Hay prescindibles personajes (que no deberían serlo) que entran y salen sin quedarse, hay brotes superfluos cuando se quiere ser sesudo y hay planos que quieren trascender pero que se perderían en un anuncio de suavizante. También se pasa de puntillas por ese entorno socio-político que rodea a la historia. Todo eso es cierto pero no puedo negar que algunas de sus elipsis me deslumbran o cierto hipnotismo en otros muchos momentos, en especial cuando van cayendo los rollos de celuloide y el metraje comienza a anunciar su fin.
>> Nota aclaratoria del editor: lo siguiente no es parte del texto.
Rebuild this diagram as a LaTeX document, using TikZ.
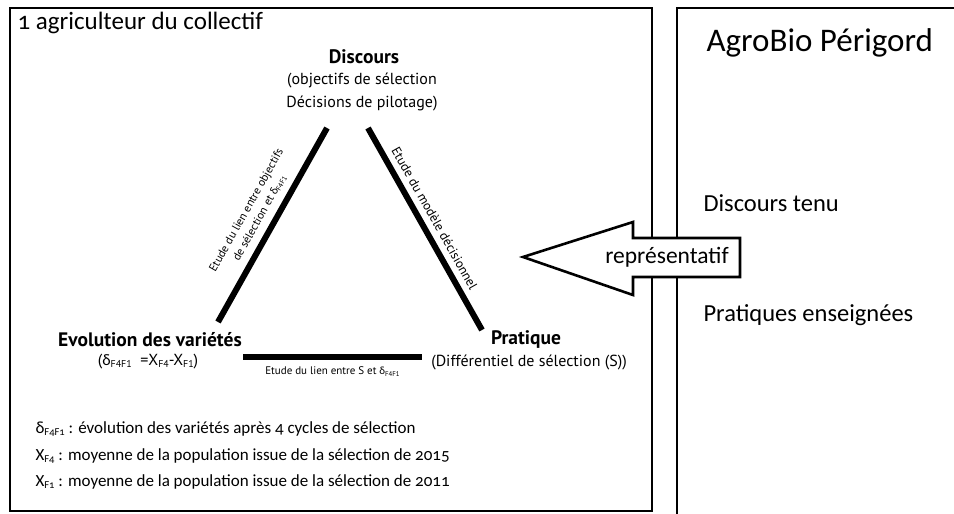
\documentclass[tikz,border=0pt]{standalone}
\usepackage{fontspec}
\setmainfont{Carlito}[Numbers=OldStyle]
\newfontfamily\myr{PT Sans}
\newfontfamily\carl{Carlito}
\newcommand\dlt{{\carl δ}}
\newcommand\fsub[1]{\raisebox{-0.25ex}{\scalebox{0.62}{#1}}}
\newcommand\fs[1]{\fontsize{#1}{#1}\selectfont}
\begin{document}
\begin{tikzpicture}[x=1pt,y=-1pt,
  box/.style={line width=2.6pt},
  edge/.style={line width=6pt},
  head/.style={font=\myr\fs{19.5}\bfseries},
  sub/.style={font=\myr\fontsize{16}{23}\selectfont, align=center},
  elabel/.style={font=\myr\fontsize{11.5}{15}\selectfont, align=center, inner sep=1pt},
  legend/.style={font=\fs{17}, anchor=west},
  rtext/.style={font=\fs{24.5}, anchor=west}]
\useasboundingbox (0,0) rectangle (954,514);
% boxes
\draw[box] (10,8) rectangle (652,511);
\draw[box] (677,530) -- (677,8) -- (970,8);
% title
\node[font=\fs{25}, anchor=west] (title) at (14,23) {1 agriculteur du collectif};
% vertices
\node[head] (disc) at (364,57) {Discours};
\node[sub] (disct) at (362,92) {(objectifs de sélection\\Décisions de pilotage)};
\node[head] (evo) at (150,340) {Evolution des variétés};
\node[sub] (evot) at (148,362) {(\dlt\fsub{F4F1}\ \ =X\fsub{F4}-X\fsub{F1})};
\node[head] (prat) at (526,340) {Pratique};
\node[sub] (pratt) at (529,362) {(Différentiel de sélection (S))};
% triangle edges
\coordinate (lt) at (327,128);
\coordinate (lb) at (218,322);
\coordinate (rt) at (368,128);
\coordinate (rb) at (482,330);
\coordinate (bl) at (243,357);
\coordinate (br) at (422,357);
\draw[edge] (lb) -- node[elabel, sloped, above=6pt, pos=0.5] (lab1) {Etude du lien entre objectifs\\de sélection et \dlt\fsub{F4F1}} (lt);
\draw[edge] (rt) -- node[elabel, font=\myr\fs{13}, sloped, above=5pt, pos=0.48] (lab2) {Etude du modèle décisionnel} (rb);
\draw[edge] (bl) -- node[elabel, font=\myr\fs{11}, below=6pt] (lab3) {Etude du lien entre S et \dlt\fsub{F4F1}} (br);
% legend
\node[legend] (l1) at (32,429) {δ\fsub{F4F1} : évolution des variétés après 4 cycles de sélection};
\node[legend] (l2) at (32,456) {X\fsub{F4} : moyenne de la population issue de la sélection de 2015};
\node[legend] (l3) at (32,482) {X\fsub{F1} : moyenne de la population issue de la sélection de 2011};
% right box
\node[font=\fs{33}, anchor=west] (agro) at (703,43) {AgroBio Périgord};
\node[rtext] (dt) at (700,203) {Discours tenu};
\node[rtext] (pe) at (700,315) {Pratiques enseignées};
% arrow
\draw[box, fill=white] (523,257) -- (633,222) -- (633,238) -- (740,238) -- (740,277) -- (633,277) -- (633,295) -- cycle;
\node[font=\fs{23.5}] (rep) at (667,257) {représentatif};
\end{tikzpicture}
\end{document}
Y es que tras unas tres cuartas partes de película en las que, en demasiadas ocasiones, puede regodearse, rozando el infantilismo, en todo lo relacionado con el vuelo de hormonas propio de la edad de sus personajes (sobre todo puesto en paralelo con las desgarradoras vivencias que presenciamos), nos llega un tramo final, duro y opresivo, donde lucen sus actores con más contundencia, que cuadra lo contado y en el que consigue hacernos llegar su mensaje, que mucho tiene que ver con no aceptar nuestras limitaciones y defectos y con amar hasta la médula, hasta la locura o hasta la desesperación como lo hace el trío de seres humanos sobre los que gira la propuesta: descubrir, superando la delimitación temporal con la que inicié este texto, que se puede volver a descubrir.